Sunday, April 21, 2024

What is probability? It can be defined many ways



Probability pertains to a relative frequency of occurrence.

Probability is a logical relationship between evidence and belief.

Probability measures a subjective degree of belief.

Probability is a measure of the propensity to occur.

- From Willful Ignorance 


When we talk about probability, there is no simple definition. The above are four simple descriptions which provide insights on how to think about probability. It is work just sitting back and focusing on each one of the these. 



The Missing Billionaires - Worth the read regardless of your finance knowledge

 


Missing Billionaires: A Guide to Better Financial Decisions - This is a good book. It has been on several best books for the year in 2023. It is also an oddity. It is a book of investment advice for everyone, but it does not pull any punches with being simple and just wordy. It is grounded in modern finance with all the math that is necessary, yet it is still accessible and easy to read. Never has a set of authors done a better job of explaining the usefulness of expected utility and the use of core finance embodied by the work of Robert Merton. 

There are two core theses with this book. One, make sure you get your bet sizes right. Two, understand your expected utility through knowing your level of risk aversion. 

For the first point, understand the Merton share which like the Kelly Criterion states that the optimal bet size is related to your level of risk aversion time the expected return relative to volatility. There dictum is very clear. Do not take too much risk in any part of your portfolio. Temper your bets to ensure that you can maximize wealth through staying in the game.

The second point is critical for setting bet sizes, know and understand your risk aversion. You are not indifferent to risk and this aversion can be measured. When risk aversion is measured, it can help set bet sizes and portfolio risk. 

The amazing part of this book is that seasoned investment professionals will get a lot from this work just the same as a novice. Even someone who has studied formal finance will find their framework thought provoking and useful.

Saturday, April 20, 2024

You need Mindware to make better decisions

 


Richard Nisbett, a leading psychologist, wrote a great book on the current research on how to think smarter in his book MIndware: Tools for Smart Thinking. This book provides more than an easy to read review of modern psychology research and thinking but an approach to viewing decision problems many will face. For an investor this is a great book for improving your thinking skills. While many of the chapters describe behavioral biases, the book provides a fresh take on how to implement this work to sharpen your decision skills.  The take-aways from each chapter are helpful.

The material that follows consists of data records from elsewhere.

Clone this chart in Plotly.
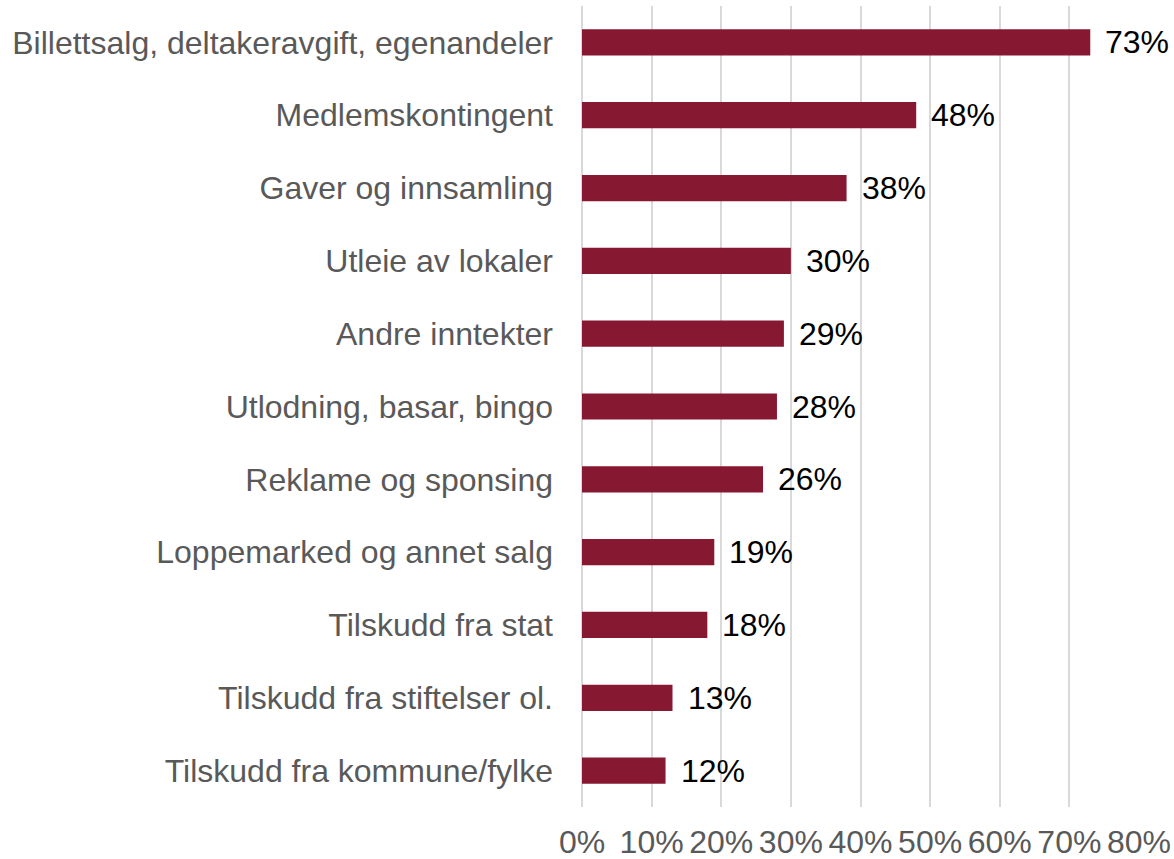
import plotly.graph_objects as go

categories = [
    "Billettsalg, deltakeravgift, egenandeler",
    "Medlemskontingent",
    "Gaver og innsamling",
    "Utleie av lokaler",
    "Andre inntekter",
    "Utlodning, basar, bingo",
    "Reklame og sponsing",
    "Loppemarked og annet salg",
    "Tilskudd fra stat",
    "Tilskudd fra stiftelser ol.",
    "Tilskudd fra kommune/fylke",
]
values = [73, 48, 38, 30, 29, 28, 26, 19, 18, 13, 12]
tick_vals = [0, 10, 20, 30, 40, 50, 60, 70, 80]
tick_text = [f"{v}%" for v in tick_vals]

FONT = "Liberation Sans, Arial"
FS = 32

fig = go.Figure()
fig.add_trace(go.Bar(
    x=values,
    y=categories,
    orientation="h",
    marker=dict(color="#861831", line=dict(width=0)),
    hoverinfo="skip",
))

for c, v in zip(categories, values):
    fig.add_annotation(
        x=v, y=c, text=f"{v}%", showarrow=False,
        xanchor="left", yanchor="middle", xshift=13,
        font=dict(family=FONT, size=FS, color="#000000"),
    )

fig.update_layout(
    width=1174, height=859,
    margin=dict(l=582, r=35, t=6, b=52),
    paper_bgcolor="white", plot_bgcolor="white",
    bargap=0.64,
    showlegend=False,
    font=dict(family=FONT, size=FS, color="#595959"),
)
fig.update_xaxes(
    range=[0, 80], tickvals=tick_vals, ticktext=tick_text,
    showgrid=True, gridcolor="#d9d9d9", gridwidth=2,
    zeroline=True, zerolinecolor="#d9d9d9", zerolinewidth=2,
    ticks="", ticklabelstandoff=13, automargin=False,
    tickfont=dict(family=FONT, size=FS, color="#595959"),
    showline=False, fixedrange=True,
)
fig.update_yaxes(
    categoryorder="array", categoryarray=categories[::-1],
    ticks="", ticklabelstandoff=28, automargin=False,
    tickfont=dict(family=FONT, size=FS, color="#595959"),
    showgrid=False, showline=False, fixedrange=True,
)

fig.write_html("out.html")
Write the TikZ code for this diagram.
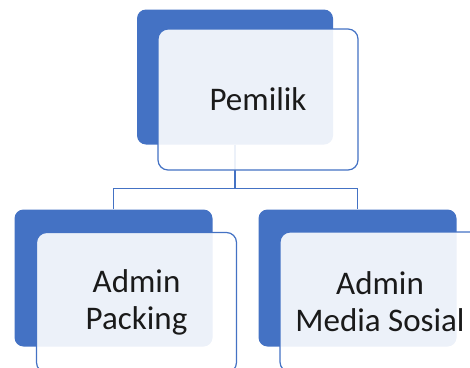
\documentclass[tikz,border=0pt]{standalone}
\usepackage{fontspec}
\setmainfont{Carlito}
\usetikzlibrary{calc}
\definecolor{accent}{HTML}{4472C4}
\definecolor{txt}{HTML}{1A1A1A}
\begin{document}
\begin{tikzpicture}[x=1pt,y=-1pt,
  backbox/.style={draw=none,fill=accent,rounded corners=9pt,minimum width=198pt,minimum height=137pt,inner sep=0pt},
  frontbox/.style={draw=accent,line width=1.2pt,fill=white,fill opacity=0.9,text opacity=1,rounded corners=10pt,minimum width=200pt,minimum height=140pt,inner sep=0pt,align=center,text=txt,font=\fontsize{33}{37}\selectfont},
  conn/.style={draw=accent,line width=1.2pt}]
\useasboundingbox (0,0) rectangle (470,367);
\clip (0,0) rectangle (470,367);
% back boxes
\node[backbox,minimum height=135pt,minimum width=196pt] (pb) at (235,77) {};
\node[backbox] (lb) at (113.5,278) {};
\node[backbox] (rb) at (357.5,278) {};
% connectors
\coordinate (j) at ($(pb.south)+(0,44)$);
\draw[conn] (pb.south) -- (j);
\draw[conn] (j) -| (lb.north);
\draw[conn] (j) -| (rb.north);
% front boxes
\node[frontbox,minimum height=141pt] (pf) at (258,99.5) {Pemilik};
\node[frontbox] (lf) at (136.5,302.5) {Admin\\Packing};
\node[frontbox] (rf) at (380,302) {Admin\\Media Sosial};
\end{tikzpicture}
\end{document}
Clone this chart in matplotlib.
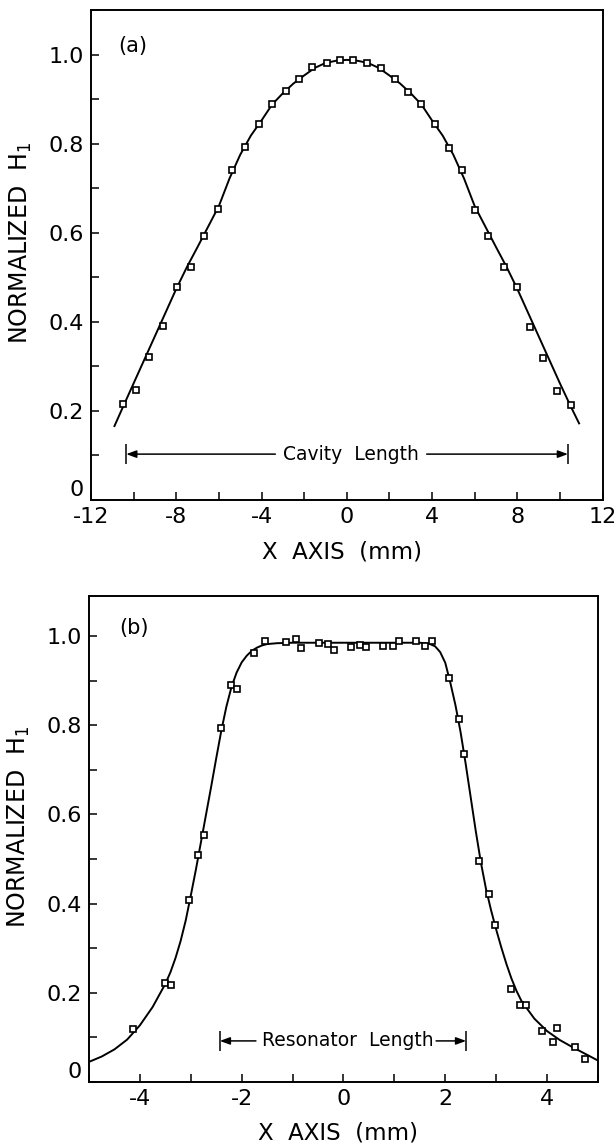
import matplotlib
matplotlib.use("Agg")
import matplotlib.pyplot as plt
from matplotlib.ticker import MultipleLocator

plt.rcParams['font.family'] = ['DejaVu Sans']

# (a) cavity field profile, measured points
xa = [-10.51, -9.89, -9.26, -8.60, -7.97, -7.31, -6.72, -6.06, -5.40, -4.77,
      -4.11, -3.52, -2.86, -2.23, -1.61, -0.95, -0.32, 0.30, 0.93, 1.59,
      2.25, 2.88, 3.47, 4.13, 4.79, 5.42, 6.01, 6.63, 7.37, 7.99,
      8.58, 9.21, 9.87, 10.53]
ya = [0.215, 0.247, 0.320, 0.391, 0.478, 0.523, 0.592, 0.654, 0.740, 0.792,
      0.843, 0.889, 0.917, 0.944, 0.972, 0.982, 0.987, 0.987, 0.982, 0.969,
      0.944, 0.916, 0.889, 0.843, 0.791, 0.740, 0.652, 0.593, 0.523, 0.478,
      0.389, 0.318, 0.244, 0.213]

# (a) fitted curve
xa_fit = [-10.9, -10.5, -10.0, -9.5, -9.0, -8.5, -8.0, -7.5, -7.0, -6.5,
          -6.0, -5.5, -5.0, -4.5, -4.0, -3.5, -3.0, -2.5, -2.0, -1.5,
          -1.0, -0.5, 0.0, 0.5, 1.0, 1.5, 2.0, 2.5, 3.0, 3.5,
          4.0, 4.5, 5.0, 5.5, 6.0, 6.5, 7.0, 7.5, 8.0, 8.5,
          9.0, 9.5, 10.0, 10.5, 10.9]
ya_fit = [0.166, 0.209, 0.262, 0.315, 0.368, 0.421, 0.474, 0.523, 0.568, 0.614,
          0.660, 0.722, 0.775, 0.818, 0.852, 0.888, 0.913, 0.935, 0.953, 0.970,
          0.981, 0.986, 0.988, 0.986, 0.981, 0.970, 0.953, 0.935, 0.913, 0.888,
          0.852, 0.818, 0.775, 0.722, 0.660, 0.614, 0.568, 0.523, 0.474, 0.421,
          0.368, 0.315, 0.262, 0.211, 0.172]

# (b) resonator field profile, measured points
xb = [-4.13, -3.50, -3.38, -3.04, -2.85, -2.74, -2.41, -2.21, -2.10, -1.76,
      -1.54, -1.13, -0.93, -0.84, -0.48, -0.30, -0.19, 0.15, 0.33, 0.44,
      0.78, 0.98, 1.10, 1.43, 1.61, 1.74, 2.07, 2.26, 2.37, 2.66,
      2.86, 2.97, 3.29, 3.46, 3.58, 3.91, 4.11, 4.20, 4.54, 4.74]
yb = [0.119, 0.222, 0.218, 0.409, 0.509, 0.553, 0.793, 0.890, 0.882, 0.963,
      0.990, 0.987, 0.993, 0.973, 0.985, 0.982, 0.969, 0.976, 0.981, 0.975,
      0.978, 0.978, 0.990, 0.988, 0.978, 0.988, 0.905, 0.814, 0.735, 0.496,
      0.422, 0.353, 0.209, 0.172, 0.173, 0.115, 0.089, 0.122, 0.079, 0.051]

# (b) fitted curve
xb_fit = [-5.0, -4.75, -4.5, -4.25, -4.0, -3.75, -3.5, -3.4, -3.3, -3.2,
          -3.1, -3.0, -2.9, -2.8, -2.7, -2.6, -2.5, -2.4, -2.3, -2.2,
          -2.1, -2.0, -1.9, -1.8, -1.7, -1.6, -1.5, -1.3, -1.0, 0.0,
          1.0, 1.5, 1.6, 1.7, 1.8, 1.9, 2.0, 2.1, 2.2, 2.3,
          2.4, 2.5, 2.6, 2.7, 2.8, 2.9, 3.0, 3.1, 3.2, 3.3,
          3.4, 3.5, 3.75, 4.0, 4.25, 4.5, 4.75, 5.0]
yb_fit = [0.045, 0.057, 0.073, 0.095, 0.127, 0.168, 0.220, 0.246, 0.278, 0.316,
          0.362, 0.418, 0.476, 0.538, 0.600, 0.662, 0.726, 0.788, 0.842, 0.886,
          0.918, 0.941, 0.956, 0.967, 0.974, 0.979, 0.982, 0.984, 0.985, 0.985,
          0.985, 0.985, 0.984, 0.982, 0.977, 0.964, 0.940, 0.895, 0.845, 0.785,
          0.714, 0.638, 0.562, 0.492, 0.433, 0.385, 0.342, 0.302, 0.265, 0.232,
          0.204, 0.181, 0.142, 0.114, 0.094, 0.078, 0.063, 0.048]

xticks_a = [-12, -8, -4, 0, 4, 8, 12]
xlabels_a = ['-12', '-8', '-4', '0', '4', '8', '12']
xticks_b = [-4, -2, 0, 2, 4]
xlabels_b = ['-4', '-2', '0', '2', '4']
yticks = [0, 0.2, 0.4, 0.6, 0.8, 1.0]
ylabels = ['0', '0.2', '0.4', '0.6', '0.8', '1.0']


def style_axes(ax, xlim, ylim, xticks, xlabels, xminor):
    ax.set_xlim(*xlim)
    ax.set_ylim(*ylim)
    ax.set_xticks(xticks)
    ax.set_xticklabels(xlabels)
    ax.set_yticks(yticks)
    ax.set_yticklabels(ylabels)
    ax.get_yticklabels()[0].set_va('bottom')
    ax.xaxis.set_minor_locator(MultipleLocator(xminor))
    ax.yaxis.set_minor_locator(MultipleLocator(0.1))
    ax.tick_params(which='both', direction='in', length=6, width=1.1,
                   top=False, right=False, labelsize=16, pad=5)
    for s in ax.spines.values():
        s.set_linewidth(1.4)
    ax.set_xlabel('X  AXIS  (mm)', fontsize=16.5, va='center')
    ax.xaxis.set_label_coords(0.49, -0.106)
    ax.set_ylabel('NORMALIZED  H$_\\mathregular{1}$', fontsize=17, va='center')
    ax.yaxis.set_label_coords(-0.137, 0.525)


def length_marker(ax, x0, x1, y, text, tx, t0, t1):
    ax.text(tx, y, text, ha='center', va='center', fontsize=13.5)
    for xa_, xb_ in ((t0, x0), (t1, x1)):
        ax.annotate('', xy=(xb_, y), xytext=(xa_, y),
                    arrowprops=dict(arrowstyle='-|>,head_length=0.6,head_width=0.22',
                                    color='black', lw=1.1, shrinkA=0, shrinkB=0))
    ax.vlines([x0, x1], y - 0.022, y + 0.022, color='black', lw=1.1)


fig = plt.figure(figsize=(6.15, 11.46), dpi=100)

ax1 = fig.add_axes([0.148, 0.5637, 0.8317, 0.4276])
ax1.plot(xa_fit, ya_fit, color='black', lw=1.4, zorder=2)
ax1.plot(xa, ya, 's', ms=5, mfc='white', mec='black', mew=1.2, zorder=3)
style_axes(ax1, (-12, 12), (0, 1.1), xticks_a, xlabels_a, 2)
ax1.text(-10.05, 1.02, '(a)', ha='center', va='center', fontsize=15)
length_marker(ax1, -10.35, 10.38, 0.103, 'Cavity  Length', 0.2, -3.35, 3.75)

ax2 = fig.add_axes([0.1447, 0.0559, 0.8276, 0.4241])
ax2.plot(xb_fit, yb_fit, color='black', lw=1.4, zorder=2)
ax2.plot(xb, yb, 's', ms=5, mfc='white', mec='black', mew=1.2, zorder=3)
style_axes(ax2, (-5, 5), (0, 1.09), xticks_b, xlabels_b, 1)
ax2.text(-4.12, 1.018, '(b)', ha='center', va='center', fontsize=15)
length_marker(ax2, -2.43, 2.41, 0.092, 'Resonator  Length', 0.08, -1.72, 1.82)

fig.savefig('out.png', dpi=100)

The schema and framing of problems matters.  We often use the representative heuristic to find similarity, yet that framing creates the wrong assumptions. All perceptions and beliefs are just inferences which can be biases by incidences and irrelevant perceptions that affect our judgment.  

Context matters and situational factors influence or behavior and as the environment changes so will we.  Hence, it is critical to be formal in our thinking and generate a cost/benefit analysis to move beyond on unconscious thinking. Sunk costs are sunk and opportunity costs are real. 

We are lazy, so we want to maintain the status quo and are susceptible to the endowment effect. Realize that observations are only samples, so you need to think about getting more data for any problem to reduce sample error. Of course, correlation is not causality and must always be placed in the front of the mind. When we think about correlation relationships, we must also consider reliability and validity. What we see and count is not immediately the true reality. We are susceptible to illusory correlations. 

Even reasoning can be flawed; syllogisms from Western logic is a different perception of thinking from Eastern dialecticism. Others see the world differently which impacts decision-making. 

Follow Nisbett's thiking and be a better decision-makers

Willful Ignorance - Finding probabilities in an uncertain world


 

Willful Ignorance: The Mismeasurement of Uncertainty by Herbert Weisberg is a great book on the history of probability and the measure of uncertainty. It is not so much a history but rather a discussion of how great thinkers have tried to develop probability to address problems of uncertainty. 

Many of the great early thinkers about probability focused on gambling with set rules of the game. In real life, there are qualitative issues with uncertainty for which we must employ ignorance to make problems tractable. There is the need to think beyond the simple probability problem set-up and create a broader vision on problem context which addresses issues of uncertainty. Is this necessary? No, but thinking about uncertainty will lead to better problem descriptions and solutions.